Decades ago, it would take more than 24 hours to travel the 1,300 km from Beijing to Shanghai, now, it takes just four hours.
In 2018, the Spring Festival travel rush began on Feb. 1 and will last until March 12, with more than 390 million passengers expected to travel by rail.
Travelers can now buy train tickets online, rather than lining up for days in front of ticket windows at railway stations.
Due to the rapid development of the internet economy, China has become a leader in moving toward a "cashless society," which has also influenced some customs of the Spring Festival.
For instance, red envelopes containing money, known as hongbao in Chinese, should be given to family members and friends during the festival. However, there is now no need for physical envelopes, as one click on a mobile phone can immediately send one or any number of digital red envelopes to one person or group via mobile payment platforms.
A report released by Chinese internet giant Tencent said users of WeChat, its instant messaging app, send about 46 billion electronic red envelopes from the Eve through the first five days of 2017 Lunar New Year.

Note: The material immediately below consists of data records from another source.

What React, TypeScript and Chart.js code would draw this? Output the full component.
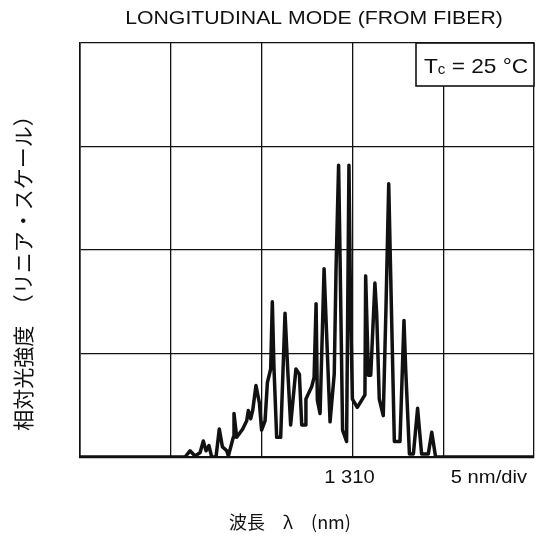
import React, { useEffect, useRef } from "react";
import { Chart, registerables } from "chart.js";

Chart.register(...registerables);

// wavelength (nm) and relative intensity (divisions, linear scale)
const wavelengthNm = [
  1295, 1300.78, 1301.06, 1301.33, 1301.61, 1301.79, 1301.94, 1302.1, 1302.25, 1302.49,
  1302.67, 1302.84, 1303.08, 1303.17, 1303.44, 1303.48, 1303.63, 1303.96, 1304.18, 1304.27,
  1304.4, 1304.51, 1304.69, 1304.88, 1305.0, 1305.19, 1305.32, 1305.5, 1305.59, 1305.68,
  1305.83, 1306.05, 1306.29, 1306.44, 1306.6, 1306.89, 1307.08, 1307.21, 1307.39, 1307.44,
  1307.76, 1307.89, 1308.0, 1308.07, 1308.22, 1308.44, 1308.55, 1308.77, 1309.0, 1309.1,
  1309.24, 1309.32, 1309.46, 1309.68, 1309.81, 1309.9, 1310.0, 1310.27, 1310.69, 1310.73,
  1310.88, 1311.01, 1311.24, 1311.34, 1311.48, 1311.7, 1311.85, 1312.0, 1312.11, 1312.31,
  1312.62, 1312.84, 1312.93, 1313.14, 1313.36, 1313.59, 1313.81, 1314.18, 1314.37, 1314.58,
  1320,
];
const relIntensity = [
  0, 0, 0.06, 0.01, 0.04, 0.155, 0.06, 0.11, 0, 0,
  0.27, 0.1, 0.06, 0.01, 0.19, 0.42, 0.19, 0.27, 0.35, 0.45,
  0.37, 0.45, 0.69, 0.52, 0.26, 0.35, 0.72, 0.85, 1.5, 0.87,
  0.19, 0.19, 1.39, 0.84, 0.31, 0.85, 0.8, 0.31, 0.31, 0.56,
  0.68, 0.77, 1.48, 0.55, 0.42, 1.82, 1.32, 0.34, 0.8, 1.82,
  2.82, 1.93, 0.26, 0.15, 2.82, 1.45, 0.56, 0.48, 0.6, 1.75,
  0.79, 0.79, 1.68, 1.37, 0.56, 0.4, 1.45, 2.64, 1.74, 0.15,
  0.15, 1.32, 0.87, 0.03, 0.03, 0.47, 0.03, 0.03, 0.24, 0,
  0,
];
const xGridNm = [1295, 1300, 1305, 1310, 1315, 1320];
const yGridDiv = [0, 1, 2, 3, 4];
const centerWavelength = 1310;
const centerLabel = "1 310";
const scaleLabel = "5 nm/div";
const titleText = "LONGITUDINAL MODE (FROM FIBER)";
const xTitle = "波長　λ　(nm)";
const yTitle = "相対光強度　（リニア・スケール）";
const tempLabel = { sym: "T", sub: "c", rest: " = 25 °C" };

const LATIN = '"Liberation Sans", Arial, Helvetica, sans-serif';
const CJK = '"Noto Sans CJK JP", "Noto Sans CJK SC", sans-serif';

function drawStretched(
  ctx: CanvasRenderingContext2D,
  s: string,
  x: number,
  y: number,
  font: string,
  align: CanvasTextAlign,
  sx: number
) {
  ctx.save();
  ctx.translate(x, y);
  ctx.scale(sx, 1);
  ctx.font = font;
  ctx.textAlign = align;
  ctx.textBaseline = "middle";
  ctx.fillText(s, 0, 0);
  ctx.restore();
}

const textPlugin = {
  id: "textPlugin",
  afterDraw(chart: any) {
    const ctx: CanvasRenderingContext2D = chart.ctx;
    const area = chart.chartArea;
    const xs = chart.scales.x;
    ctx.save();
    ctx.fillStyle = "#111";
    const cx = (area.left + area.right) / 2;
    drawStretched(ctx, titleText, cx + 7, 19, `18px ${LATIN}`, "center", 1.18);

    drawStretched(ctx, centerLabel, xs.getPixelForValue(centerWavelength) - 3, area.bottom + 21, `18px ${LATIN}`, "center", 1.12);
    drawStretched(ctx, scaleLabel, area.right - 7, area.bottom + 21, `18px ${LATIN}`, "right", 1.12);

    ctx.font = `18px ${CJK}`;
    ctx.textAlign = "center";
    ctx.textBaseline = "middle";
    ctx.fillText(xTitle, cx - 17, area.bottom + 65);

    ctx.save();
    ctx.translate(23, (area.top + area.bottom) / 2 + 18);
    ctx.rotate(-Math.PI / 2);
    ctx.font = `21px ${CJK}`;
    ctx.fillText(yTitle, 0, 0);
    ctx.restore();

    // temperature box
    const bx = area.right - 118;
    const by = area.top;
    const bw = 118;
    const bh = 43;
    ctx.fillStyle = "#fff";
    ctx.fillRect(bx, by, bw, bh);
    ctx.strokeStyle = "#111";
    ctx.lineWidth = 1.6;
    ctx.strokeRect(bx, by, bw, bh);
    ctx.fillStyle = "#111";
    ctx.textAlign = "left";
    ctx.textBaseline = "alphabetic";
    const base = by + 30;
    let tx = bx + 8;
    const sx = 1.08;
    ctx.save();
    ctx.translate(tx, base);
    ctx.scale(sx, 1);
    let lx = 0;
    ctx.font = `21px ${LATIN}`;
    ctx.fillText(tempLabel.sym, lx, 0);
    lx += ctx.measureText(tempLabel.sym).width;
    ctx.font = `14px ${LATIN}`;
    ctx.fillText(tempLabel.sub, lx, 1);
    lx += ctx.measureText(tempLabel.sub).width;
    ctx.font = `21px ${LATIN}`;
    ctx.fillText(tempLabel.rest, lx, 0);
    ctx.restore();
    ctx.restore();
  },
};

export default function App() {
  const ref = useRef<HTMLCanvasElement | null>(null);
  useEffect(() => {
    if (!ref.current) return;
    const points = wavelengthNm.map((x, i) => ({ x, y: relIntensity[i] }));
    const chart = new Chart(ref.current, {
      type: "line",
      data: {
        datasets: [
          {
            data: points,
            borderColor: "#111",
            borderWidth: 3.5,
            pointRadius: 0,
            tension: 0,
            borderJoinStyle: "round",
            fill: false,
          },
        ],
      },
      options: {
        responsive: false,
        animation: false,
        events: [],
        layout: { padding: { left: 80, top: 43, right: 5, bottom: 83 } },
        plugins: { legend: { display: false }, tooltip: { enabled: false }, title: { display: false } },
        scales: {
          x: {
            type: "linear",
            min: xGridNm[0],
            max: xGridNm[xGridNm.length - 1],
            afterBuildTicks: (s: any) => {
              s.ticks = xGridNm.map((v) => ({ value: v }));
            },
            ticks: { display: false },
            grid: { color: "#111", lineWidth: 1.3, drawTicks: false },
            border: { color: "#111", width: 2.2 },
          },
          y: {
            type: "linear",
            min: yGridDiv[0],
            max: yGridDiv[yGridDiv.length - 1],
            afterBuildTicks: (s: any) => {
              s.ticks = yGridDiv.map((v) => ({ value: v }));
            },
            ticks: { display: false },
            grid: { color: "#111", lineWidth: 1.3, drawTicks: false },
            border: { color: "#111", width: 1.6 },
          },
        },
      },
      plugins: [textPlugin],
    });
    return () => chart.destroy();
  }, []);
  return (
    <div style={{ position: "absolute", left: 0, top: 0, width: 539, height: 540, background: "#fff" }}>
      <canvas ref={ref} width={539} height={540} />
    </div>
  );
}
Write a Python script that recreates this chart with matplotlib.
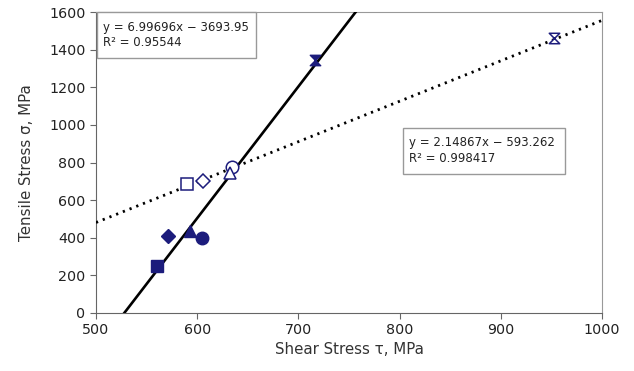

Meanwhile, Chinese tourists can shop overseas using their mobile phones as more shops and markets are providing access to Chinese online and mobile payment services such as WeChat Pay and Alipay. Travelers don't need to exchange foreign currency, as the payment platforms directly charge their accounts in Chinese RMB.
Chinese travellers can now also have their tax refunds sent to Chinese online and mobile payment platforms when they leave some countries.
Many families used to visit markets to stock up food supplies for the holiday. While many still continue the tradition, others now order food or ready-made meals online.
From pork, chicken, vegetables, to Boston lobster, Alaskan king crab, fruit from Southeast Asia, almost any food can be ordered online and delivered to your door.